(Entries with chart source code)
%%

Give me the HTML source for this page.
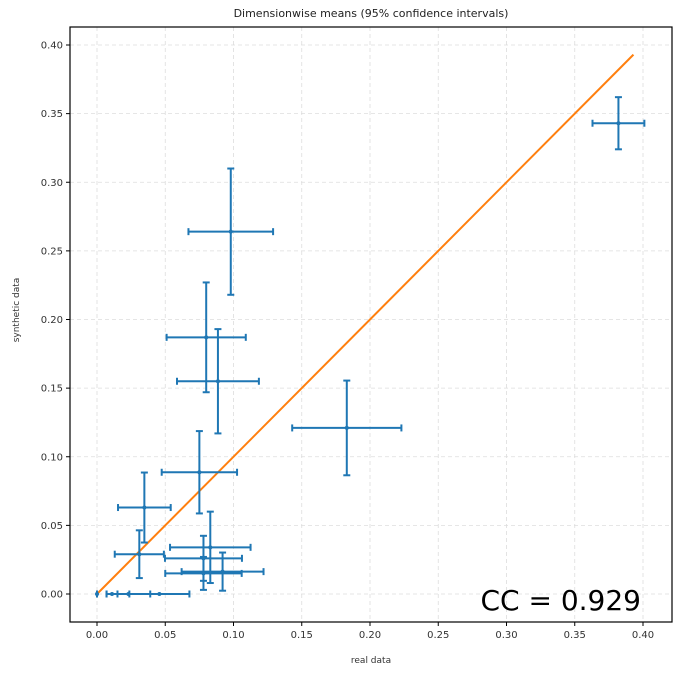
<!DOCTYPE html>
<html><head><meta charset="utf-8"><style>
body{margin:0;background:#fff;}
svg{display:block;font-family:"DejaVu Sans","Liberation Sans",sans-serif;}
</style></head><body>
<svg id="chart" width="692" height="673"></svg>
<script>
const realX=[0.075,0.0347,0.031,0.083,0.078,0.092,0.078,0.0,0.011,0.023,0.0457,0.098,0.080,0.0886,0.183,0.382];
const realErr=[0.0276,0.0193,0.018,0.0295,0.0282,0.030,0.028,0.0,0.004,0.016,0.022,0.031,0.029,0.030,0.040,0.019];
const synthY=[0.0887,0.063,0.029,0.034,0.026,0.0163,0.015,0.0,0.0,0.0,0.0,0.264,0.187,0.155,0.121,0.343];
const synthErr=[0.030,0.0255,0.0174,0.026,0.0164,0.0139,0.012,0.0,0.0,0.0,0.0,0.046,0.040,0.038,0.0345,0.019];
const ticks=[0,0.05,0.10,0.15,0.20,0.25,0.30,0.35,0.40];
const tickLabels=["0.00","0.05","0.10","0.15","0.20","0.25","0.30","0.35","0.40"];
const lineEnds=[0,0.393];
const ccLabel="CC = 0.929";

const svg=document.getElementById('chart');
const NS="http://www.w3.org/2000/svg";
const L=70,T=27,R=672,B=622;
const X=v=>97+v*1365;
const Y=v=>594-v*1372.5;
function mk(tag,at,parent){const e=document.createElementNS(NS,tag);for(const k in at)e.setAttribute(k,at[k]);(parent||svg).appendChild(e);return e;}

let t=mk('text',{x:371,y:17,'text-anchor':'middle','font-size':11,fill:'#222'});
t.textContent="Dimensionwise means (95% confidence intervals)";



ticks.forEach((v,i)=>{
  let g=mk('line',{x1:X(v),x2:X(v),y1:T,y2:B,stroke:'#ddd','stroke-dasharray':'4,3','stroke-width':0.8});
  
  
  g=mk('line',{x1:L,x2:R,y1:Y(v),y2:Y(v),stroke:'#ddd','stroke-dasharray':'4,3','stroke-width':0.8});
  
  
  mk('line',{x1:X(v),x2:X(v),y1:B,y2:B+4,stroke:'#000'});
  mk('line',{x1:L-4,x2:L,y1:Y(v),y2:Y(v),stroke:'#000'});
  let a=mk('text',{x:X(v),y:B+16,'text-anchor':'middle','font-size':10,fill:'#333'});
  a.textContent=tickLabels[i];
  
  
  a=mk('text',{x:L-7,y:Y(v)+3.5,'text-anchor':'end','font-size':10,fill:'#333'});
  a.textContent=tickLabels[i];
  
  
});

let ln=mk('line',{x1:X(lineEnds[0]),y1:Y(lineEnds[0]),x2:X(lineEnds[1]),y2:Y(lineEnds[1]),stroke:'#ff7f0e','stroke-width':2});



const blue='#1f77b4';
realX.forEach((x,i)=>{
  const y=synthY[i],ex=realErr[i],ey=synthErr[i];
  const g=mk('g',{stroke:blue,'stroke-width':2});
  
  
  mk('line',{x1:X(x-ex),x2:X(x+ex),y1:Y(y),y2:Y(y)},g);
  mk('line',{x1:X(x-ex),x2:X(x-ex),y1:Y(y)-3.5,y2:Y(y)+3.5},g);
  mk('line',{x1:X(x+ex),x2:X(x+ex),y1:Y(y)-3.5,y2:Y(y)+3.5},g);
  if(ey>0){
    mk('line',{x1:X(x),x2:X(x),y1:Y(y-ey),y2:Y(y+ey)},g);
    mk('line',{x1:X(x)-3.5,x2:X(x)+3.5,y1:Y(y-ey),y2:Y(y-ey)},g);
    mk('line',{x1:X(x)-3.5,x2:X(x)+3.5,y1:Y(y+ey),y2:Y(y+ey)},g);
  }
  mk('circle',{cx:X(x),cy:Y(y),r:2,fill:blue,stroke:'none'},g);
});

let fr=mk('rect',{x:L,y:T,width:R-L,height:B-T,fill:'none',stroke:'#000','stroke-width':1.2});



let xl=mk('text',{x:371,y:663,'text-anchor':'middle','font-size':9,fill:'#333'});
xl.textContent="real data";


let yl=mk('text',{x:19,y:310,'text-anchor':'middle','font-size':9,fill:'#333',transform:'rotate(-90 19 310)'});
yl.textContent="synthetic data";



let cc=mk('text',{x:641,y:610,'text-anchor':'end','font-size':28,fill:'#000'});
cc.textContent=ccLabel;


</script>
</body></html>
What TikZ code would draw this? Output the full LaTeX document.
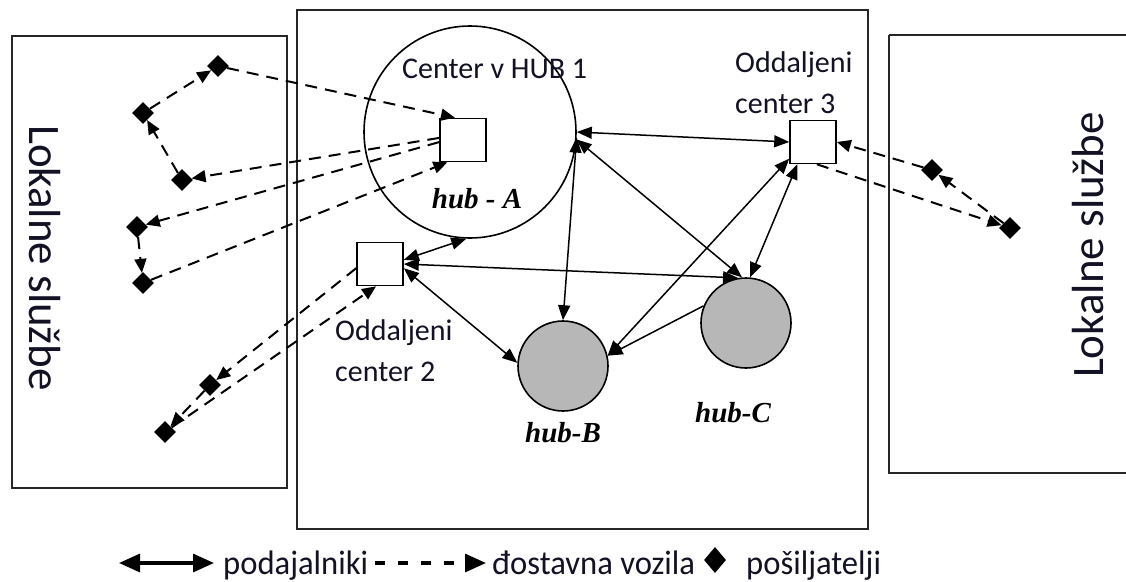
\documentclass[tikz,border=0pt]{standalone}
\usepackage{fontspec}
\setmainfont{Carlito}
\newfontfamily\hubfont{Liberation Serif}
\usetikzlibrary{arrows.meta,shapes.geometric,calc}
\definecolor{hubgray}{RGB}{183,183,183}
\definecolor{ink}{RGB}{18,18,36}

\begin{document}
\begin{tikzpicture}[x=1pt,y=-1pt,
  frame/.style={draw=black!85,line width=2.2pt},
  sqbox/.style={draw,fill=white,line width=1.6pt,minimum width=46pt,minimum height=43pt,inner sep=0pt},
  hubwhite/.style={circle,draw,line width=1.6pt,fill=white,inner sep=0pt,minimum size=212pt},
  hubgrey/.style={circle,draw,line width=1.6pt,fill=hubgray,inner sep=0pt,minimum size=90pt},
  shipper/.style={diamond,fill=black,inner sep=0pt,minimum width=22pt,minimum height=22pt},
  lbl/.style={text=ink,inner sep=0pt,font=\fontsize{30}{41}\selectfont},
  side/.style={text=ink,inner sep=0pt,font=\fontsize{45}{45}\selectfont},
  hublbl/.style={inner sep=0pt,font=\hubfont\bfseries\itshape\fontsize{29}{29}\selectfont},
  leg/.style={text=ink,inner sep=0pt,font=\fontsize{34}{34}\selectfont},
  legboth/.style={{Triangle[length=21pt,width=18pt]}-{Triangle[length=21pt,width=18pt]},line width=3.2pt},
  legone/.style={-{Triangle[length=21pt,width=18pt]},line width=3.2pt,dash pattern=on 10pt off 13pt},
  feeder/.style={{Triangle[length=15pt,width=12pt]}-{Triangle[length=15pt,width=12pt]},line width=1.5pt},
  feederone/.style={-{Triangle[length=15pt,width=12pt]},line width=1.5pt},
  route/.style={-{Triangle[length=14pt,width=12pt]},line width=2pt,dash pattern=on 12pt off 8pt}
]
\useasboundingbox (0,0) rectangle (1126,581);
\fill[white] (0,0) rectangle (1126,581);

% outer frames
\draw[frame] (12,36) rectangle (287,488);
\draw[frame,line width=2.8pt] (297,10) rectangle (868,529);
\draw[frame] (889,35) -- (1130,35);
\draw[frame] (1130,473) -- (889,473) -- (889,35);

% side labels
\node[side,rotate=-90,anchor=base] (locL) at (29,258) {Lokalne službe};
\node[side,rotate=90,anchor=base] (locR) at (1103,245) {Lokalne službe};

% hubs
\node[hubwhite] (hubA) at (470,132) {};
\node[hubgrey] (hubB) at (563,366) {};
\node[hubgrey] (hubC) at (746,323) {};

% terminals
\node[sqbox] (sqA) at (463,140) {};
\node[sqbox] (sq2) at (380,264) {};
\node[sqbox] (sq3) at (813,142) {};

% text labels
\node[lbl,anchor=base west] (tA) at (402,78) {Center v HUB 1};
\node[lbl,anchor=north west,align=left] (t3) at (735,51) {Oddaljeni\\center 3};
\node[lbl,anchor=north west,align=left] (t2) at (335,319) {Oddaljeni\\center 2};
\node[hublbl,anchor=base] (hA) at (477,208) {hub - A};
\node[hublbl,anchor=base] (hB) at (563,442) {hub-B};
\node[hublbl,anchor=base] (hC) at (733,422) {hub-C};

% feeder links between hubs and remote centers
\draw[feeder] (hubA.0) -- (sq3.west);
\draw[feeder] (hubA.-4) -- (hubC.95);
\draw[feeder] (hubA.-3) -- (hubB.90);
\draw[feeder] (sq3.215) -- (hubB.13);
\draw[feeder] (sq3.235) -- (hubC.85);
\draw[feederone] (hubC.158) -- (hubB.13);
\draw[feeder] (sq2.10) -- (hubA.268);
\draw[feeder] (sq2.east) -- (hubC.100);
\draw[feeder] (sq2.-10) -- (hubB.176);

% shippers
\node[shipper] (d1) at (218,66) {};
\node[shipper] (d2) at (143,113) {};
\node[shipper] (d3) at (182,180) {};
\node[shipper] (d4) at (137,227) {};
\node[shipper] (d5) at (143,283) {};
\node[shipper] (d6) at (210,385) {};
\node[shipper] (d7) at (165,432) {};
\node[shipper] (d8) at (932,170) {};
\node[shipper] (d9) at (1010,228) {};

% delivery vehicle tours
\draw[route] (d1) -- (sqA.110);
\draw[route] (d2) -- (d1);
\draw[route] (d3) -- (d2);
\draw[route] (sqA.175) -- (d3);
\draw[route] (sqA.185) -- (d4);
\draw[route] (d4) -- (d5);
\draw[route] (d5) -- (sqA.235);
\draw[route] (sq2.190) -- (d6);
\draw[route] (d6) -- (d7);
\draw[route] (d7) -- (sq2.260);
\draw[route] (sq3.280) -- (d9);
\draw[route] (d9) -- (d8);
\draw[route] (d8) -- (sq3.east);

% legend
\coordinate (lgA1) at (119,563);
\coordinate (lgA2) at (214,563);
\coordinate (lgB1) at (375,563);
\coordinate (lgB2) at (486,563);
\draw[legboth] (lgA1) -- (lgA2);
\node[leg,anchor=base west] (lg1) at (223,574) {\scalebox{0.96}[1]{podajalniki}};
\draw[legone] (lgB1) -- (lgB2);
\node[leg,anchor=base west] (lg2) at (492,574) {\scalebox{0.96}[1]{đostavna vozila}};
\node[diamond,fill=black,inner sep=0pt,minimum width=22pt,minimum height=26pt] (lgD) at (715,560) {};
\node[leg,anchor=base west] (lg3) at (746,574) {\scalebox{0.96}[1]{pošiljatelji}};
\end{tikzpicture}
\end{document}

%%

*DIRECTION:*
The lines from the start of the entries above through the one containing "e=document.createElementNS(NS,tag);for(const k in" are to be retyped exactly, and no others. Pictures are left out.

*CORRECT ANSWER:*
Give me the HTML source for this page.
<!DOCTYPE html>
<html><head><meta charset="utf-8"><style>
body{margin:0;background:#fff;}
svg{display:block;font-family:"DejaVu Sans","Liberation Sans",sans-serif;}
</style></head><body>
<svg id="chart" width="692" height="673"></svg>
<script>
const realX=[0.075,0.0347,0.031,0.083,0.078,0.092,0.078,0.0,0.011,0.023,0.0457,0.098,0.080,0.0886,0.183,0.382];
const realErr=[0.0276,0.0193,0.018,0.0295,0.0282,0.030,0.028,0.0,0.004,0.016,0.022,0.031,0.029,0.030,0.040,0.019];
const synthY=[0.0887,0.063,0.029,0.034,0.026,0.0163,0.015,0.0,0.0,0.0,0.0,0.264,0.187,0.155,0.121,0.343];
const synthErr=[0.030,0.0255,0.0174,0.026,0.0164,0.0139,0.012,0.0,0.0,0.0,0.0,0.046,0.040,0.038,0.0345,0.019];
const ticks=[0,0.05,0.10,0.15,0.20,0.25,0.30,0.35,0.40];
const tickLabels=["0.00","0.05","0.10","0.15","0.20","0.25","0.30","0.35","0.40"];
const lineEnds=[0,0.393];
const ccLabel="CC = 0.929";

const svg=document.getElementById('chart');
const NS="http://www.w3.org/2000/svg";
const L=70,T=27,R=672,B=622;
const X=v=>97+v*1365;
const Y=v=>594-v*1372.5;
function mk(tag,at,parent){const e=document.createElementNS(NS,tag);for(const k in at)e.setAttribute(k,at[k]);(parent||svg).appendChild(e);return e;}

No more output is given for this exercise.